For instance, in a simple demonstration with just a few grid points, this procedure transforms the Orr-Sommerfeld differential equation into a matrix equation of the form $A \mathbf{\Phi} = c B \mathbf{\Phi}$. Here, $\mathbf{\Phi}$ is a vector of the streamfunction values at our grid points, $A$ and $B$ are large matrices containing the physics of the flow (the profile $U$, the wavenumber $\alpha$, and the Reynolds number $R$), and $c$ is the wavespeed we are looking for. This is a "generalized eigenvalue problem," something that numerical linear algebra libraries can solve with astonishing speed and accuracy. This connection to computational science is what allows engineers to take the theory of hydrodynamic stability and apply it to design real aircraft, cars, and pipelines.

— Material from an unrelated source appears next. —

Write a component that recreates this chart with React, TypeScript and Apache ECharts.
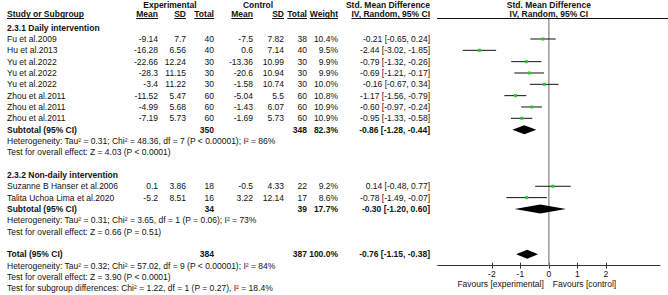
import React, { useEffect, useRef } from 'react';
import * as echarts from 'echarts';

// ---------- data ----------
const groupLabels = ['2.3.1 Daily intervention', '2.3.2 Non-daily intervention'];
const studyNames = [
  'Fu et al.2009', 'Hu et al.2013', 'Yu et al.2022', 'Yu et al.2022', 'Yu et al.2022',
  'Zhou et al.2011', 'Zhou et al.2011', 'Zhou et al.2011',
  'Suzanne B Hanser et al.2006', 'Talita Uchoa Lima et al.2020',
];
const studyGroup = [0, 0, 0, 0, 0, 0, 0, 0, 1, 1];
const expMean = [-9.14, -16.28, -22.66, -28.3, -3.4, -11.52, -4.99, -7.19, 0.1, -5.2];
const expSD = [7.7, 6.56, 12.24, 11.15, 11.22, 5.47, 5.68, 5.73, 3.86, 8.51];
const expTotal = [40, 40, 30, 30, 30, 60, 60, 60, 18, 16];
const ctrlMean = [-7.5, 0.6, -13.36, -20.6, -1.58, -5.04, -1.43, -1.69, -0.5, 3.22];
const ctrlSD = [7.82, 7.14, 10.99, 10.94, 10.74, 5.5, 6.07, 5.73, 4.33, 12.14];
const ctrlTotal = [38, 40, 30, 30, 30, 60, 60, 60, 22, 17];
const weights = [10.4, 9.5, 9.9, 9.9, 10.0, 10.8, 10.9, 10.9, 9.2, 8.6];
const smd = [-0.21, -2.44, -0.79, -0.69, -0.16, -1.17, -0.6, -0.95, 0.14, -0.78];
const ciLow = [-0.65, -3.02, -1.32, -1.21, -0.67, -1.56, -0.97, -1.33, -0.48, -1.49];
const ciHigh = [0.24, -1.85, -0.26, -0.17, 0.34, -0.79, -0.24, -0.58, 0.77, -0.07];

const subExpN = [350, 34];
const subCtrlN = [348, 39];
const subWeight = [82.3, 17.7];
const subSmd = [-0.86, -0.3];
const subLow = [-1.28, -1.2];
const subHigh = [-0.44, 0.6];
const groupHet = [
  'Heterogeneity: Tau² = 0.31; Chi² = 48.36, df = 7 (P < 0.00001); I² = 86%',
  'Heterogeneity: Tau² = 0.31; Chi² = 3.65, df = 1 (P = 0.06); I² = 73%',
];
const groupTest = [
  'Test for overall effect: Z = 4.03 (P < 0.0001)',
  'Test for overall effect: Z = 0.66 (P = 0.51)',
];

const totalExpN = 384;
const totalCtrlN = 387;
const totalWeight = 100.0;
const totalSmd = -0.76;
const totalLow = -1.15;
const totalHigh = -0.38;
const totalHet = 'Heterogeneity: Tau² = 0.32; Chi² = 57.02, df = 9 (P < 0.00001); I² = 84%';
const totalTest = 'Test for overall effect: Z = 3.90 (P < 0.0001)';
const subgroupTest = 'Test for subgroup differences: Chi² = 1.22, df = 1 (P = 0.27), I² = 18.4%';

const xTicks = [-2, -1, 0, 1, 2];
const favoursLabels = ['Favours [experimental]', 'Favours [control]'];
const headerTop = ['Experimental', 'Control', 'Std. Mean Difference', 'Std. Mean Difference'];
const headerCols = ['Study or Subgroup', 'Mean', 'SD', 'Total', 'Mean', 'SD', 'Total', 'Weight', 'IV, Random, 95% CI', 'IV, Random, 95% CI'];

// ---------- layout ----------
const FONT_FAMILY = '"Liberation Sans", Arial, sans-serif';
const FS = 8.5;
const TXT = '#111';
const Y_TOP = 0.235;
const Y_BOTTOM = 22.01;
const X_MIN = -3.9;
const X_MAX = 3.9;
// right edges of numeric columns
const COLX = { name: 7, eMean: 158, eSD: 186, eN: 214, cMean: 253, cSD: 284, cN: 307, w: 338, ci: 430 };

const fmtCI = (m: number, lo: number, hi: number) => `${m.toFixed(2)} [${lo.toFixed(2)}, ${hi.toFixed(2)}]`;

export default function App() {
  const ref = useRef<HTMLDivElement>(null);
  useEffect(() => {
    document.body.style.margin = '0';
    const chart = echarts.init(ref.current!, null, { renderer: 'svg' });

    // build row structure
    type Row = { kind: string; idx: number; r: number };
    const rows: Row[] = [];
    let r = 1;
    for (let g = 0; g < groupLabels.length; g++) {
      rows.push({ kind: 'group', idx: g, r: r++ });
      studyNames.forEach((_, i) => {
        if (studyGroup[i] === g) rows.push({ kind: 'study', idx: i, r: r++ });
      });
      rows.push({ kind: 'subtotal', idx: g, r: r++ });
      rows.push({ kind: 'het', idx: g, r: r++ });
      rows.push({ kind: 'test', idx: g, r: r++ });
      r++;
    }
    const totalRow = r;
    rows.push({ kind: 'total', idx: 0, r: r++ });
    rows.push({ kind: 'totalHet', idx: 0, r: r++ });
    rows.push({ kind: 'totalTest', idx: 0, r: r++ });
    rows.push({ kind: 'subgroupTest', idx: 0, r: r++ });

    const studyData = rows.filter((x) => x.kind === 'study').map((x) => [smd[x.idx], ciLow[x.idx], ciHigh[x.idx], x.r]);
    const diamondData = rows
      .filter((x) => x.kind === 'subtotal')
      .map((x) => [subSmd[x.idx], subLow[x.idx], subHigh[x.idx], x.r]);
    diamondData.push([totalSmd, totalLow, totalHigh, totalRow]);

    const option: any = {
      animation: false,
      grid: { left: 437.7, right: 8, top: 19, bottom: 29.3, containLabel: false },
      xAxis: [
        {
          type: 'value', min: X_MIN, max: X_MAX,
          axisLine: { show: true, lineStyle: { color: '#333', width: 1 } },
          axisTick: { show: true, length: 3, customValues: xTicks, lineStyle: { color: '#333' } },
          axisLabel: {
            show: true, customValues: xTicks, fontSize: FS, color: TXT, fontFamily: FONT_FAMILY, margin: 4,
            formatter: (v: number) => String(v),
          },
          splitLine: { show: false },
        },
        {
          type: 'value', min: X_MIN, max: X_MAX, position: 'bottom',
          axisLine: { show: false },
          axisTick: { show: true, inside: true, length: 3, customValues: xTicks, lineStyle: { color: '#333' } },
          axisLabel: { show: false },
          splitLine: { show: false },
        },
      ],
      yAxis: { type: 'value', min: Y_TOP, max: Y_BOTTOM, inverse: true, show: false },
      series: [
        {
          type: 'line', data: [[0, Y_TOP], [0, Y_BOTTOM]], symbol: 'none', silent: true, z: 1,
          lineStyle: { color: '#9a9a9a', width: 1.5 },
        },
        {
          type: 'custom', data: studyData, z: 3, clip: false,
          encode: { x: [0, 1, 2], y: 3 },
          renderItem: (_p: any, api: any) => {
            const m = api.value(0), lo = api.value(1), hi = api.value(2), rr = api.value(3);
            const a = api.coord([lo, rr]);
            const b = api.coord([hi, rr]);
            const c = api.coord([m, rr]);
            return {
              type: 'group',
              children: [
                { type: 'line', shape: { x1: a[0], y1: a[1], x2: b[0], y2: b[1] }, style: { stroke: '#111', lineWidth: 1 } },
                { type: 'rect', shape: { x: c[0] - 1.5, y: c[1] - 1.5, width: 3, height: 3 }, style: { fill: '#22cc22' } },
              ],
            };
          },
        },
        {
          type: 'custom', data: diamondData, z: 3, clip: false,
          encode: { x: [0, 1, 2], y: 3 },
          renderItem: (_p: any, api: any) => {
            const m = api.value(0), lo = api.value(1), hi = api.value(2), rr = api.value(3);
            const a = api.coord([lo, rr]);
            const b = api.coord([hi, rr]);
            const c = api.coord([m, rr]);
            return {
              type: 'polygon',
              shape: { points: [[a[0], a[1]], [c[0], c[1] - 4.5], [b[0], b[1]], [c[0], c[1] + 4.5]] },
              style: { fill: '#000' },
            };
          },
        },
      ],
    };
    chart.setOption(option);

    const yPix = (v: number) => chart.convertToPixel({ yAxisIndex: 0 }, v) as unknown as number;
    const xPix = (v: number) => chart.convertToPixel({ xAxisIndex: 0 }, v) as unknown as number;

    const ctx = document.createElement('canvas').getContext('2d')!;
    const measure = (s: string, bold: boolean) => {
      ctx.font = `${bold ? 'bold ' : ''}${FS}px ${FONT_FAMILY}`;
      return ctx.measureText(s).width;
    };

    const g: any[] = [];
    const txt = (x: number, y: number, s: string, align = 'left', bold = false) => {
      g.push({
        type: 'text', silent: true,
        style: {
          text: s, x, y, fill: TXT,
          font: `${bold ? 'bold ' : ''}${FS}px ${FONT_FAMILY}`,
          textAlign: align, textVerticalAlign: 'middle', align, verticalAlign: 'middle',
        },
      });
    };
    const uline = (x1: number, x2: number, y: number) => {
      g.push({ type: 'line', silent: true, shape: { x1, y1: y, x2, y2: y }, style: { stroke: '#111', lineWidth: 1 } });
    };

    // header
    const zeroX = xPix(0);
    txt(170, 4.5, headerTop[0], 'center', true);
    txt(258, 4.5, headerTop[1], 'center', true);
    txt(388, 4.5, headerTop[2], 'center', true);
    txt(zeroX, 4.5, headerTop[3], 'center', true);
    const hy = 14.2;
    const ulY = 18.5;
    const rightCols = [COLX.eMean, COLX.eSD, COLX.eN, COLX.cMean, COLX.cSD, COLX.cN, COLX.w, COLX.ci];
    txt(COLX.name, hy, headerCols[0], 'left', true);
    uline(COLX.name, COLX.name + measure(headerCols[0], true), ulY);
    rightCols.forEach((x, i) => {
      const s = headerCols[i + 1];
      txt(x, hy, s, 'right', true);
      uline(x - measure(s, true), x, ulY);
    });
    txt(zeroX, hy, headerCols[9], 'center', true);
    uline(437, 668, ulY);

    rows.forEach((row) => {
      const y = yPix(row.r);
      const i = row.idx;
      switch (row.kind) {
        case 'group':
          txt(COLX.name, y, groupLabels[i], 'left', true);
          break;
        case 'study':
          txt(COLX.name, y, studyNames[i]);
          txt(COLX.eMean, y, String(expMean[i]), 'right');
          txt(COLX.eSD, y, String(expSD[i]), 'right');
          txt(COLX.eN, y, String(expTotal[i]), 'right');
          txt(COLX.cMean, y, String(ctrlMean[i]), 'right');
          txt(COLX.cSD, y, String(ctrlSD[i]), 'right');
          txt(COLX.cN, y, String(ctrlTotal[i]), 'right');
          txt(COLX.w, y, `${weights[i].toFixed(1)}%`, 'right');
          txt(COLX.ci, y, fmtCI(smd[i], ciLow[i], ciHigh[i]), 'right');
          break;
        case 'subtotal':
          txt(COLX.name, y, 'Subtotal (95% CI)', 'left', true);
          txt(COLX.eN, y, String(subExpN[i]), 'right', true);
          txt(COLX.cN, y, String(subCtrlN[i]), 'right', true);
          txt(COLX.w, y, `${subWeight[i].toFixed(1)}%`, 'right', true);
          txt(COLX.ci, y, fmtCI(subSmd[i], subLow[i], subHigh[i]), 'right', true);
          break;
        case 'het':
          txt(COLX.name, y, groupHet[i]);
          break;
        case 'test':
          txt(COLX.name, y, groupTest[i]);
          break;
        case 'total':
          txt(COLX.name, y, 'Total (95% CI)', 'left', true);
          txt(COLX.eN, y, String(totalExpN), 'right', true);
          txt(COLX.cN, y, String(totalCtrlN), 'right', true);
          txt(COLX.w, y, `${totalWeight.toFixed(1)}%`, 'right', true);
          txt(COLX.ci, y, fmtCI(totalSmd, totalLow, totalHigh), 'right', true);
          break;
        case 'totalHet':
          txt(COLX.name, y, totalHet);
          break;
        case 'totalTest':
          txt(COLX.name, y, totalTest);
          break;
        case 'subgroupTest':
          txt(COLX.name, y, subgroupTest);
          break;
      }
    });

    // favours labels
    txt(zeroX - 5, 283.7, favoursLabels[0], 'right');
    txt(zeroX + 4, 283.7, favoursLabels[1], 'left');

    chart.setOption({ graphic: g });
    return () => chart.dispose();
  }, []);
  return <div ref={ref} style={{ width: 668, height: 295 }} />;
}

Yet, even with powerful computers, brute force is not always enough. Asymptotic analysis, a powerful mathematical art form, provides complementary insight. By studying the equation in extreme limits—such as very high Reynolds number—we can uncover universal scaling laws. For example, in the critical layers where the flow speed matches the wave speed, a delicate balance between inertia and viscosity must hold. Asymptotic analysis of the Orr-Sommerfeld equation reveals that the thickness of these layers scales in a very specific way, such as $\delta \propto (\alpha Re)^{-1/4}$ in one classic case or $\delta \propto \epsilon^{1/4}$ (where $\epsilon \propto (\alpha Re)^{-1}$) in another. These scaling laws are not just mathematical curiosities; they provide deep physical intuition and are essential for developing robust numerical methods that can handle these challenging, multi-scale problems.

The story of the Orr-Sommerfeld equation's applications is thus a story of connection—linking 3D to 2D, theory to engineering, fluid dynamics to other branches of science, and the analytical mind to the power of the digital computer. It stands as a testament to how a single, well-posed physical question can echo through science and technology, providing clarity and insight at every turn in our quest to understand the beautiful and complex world of fluid flow.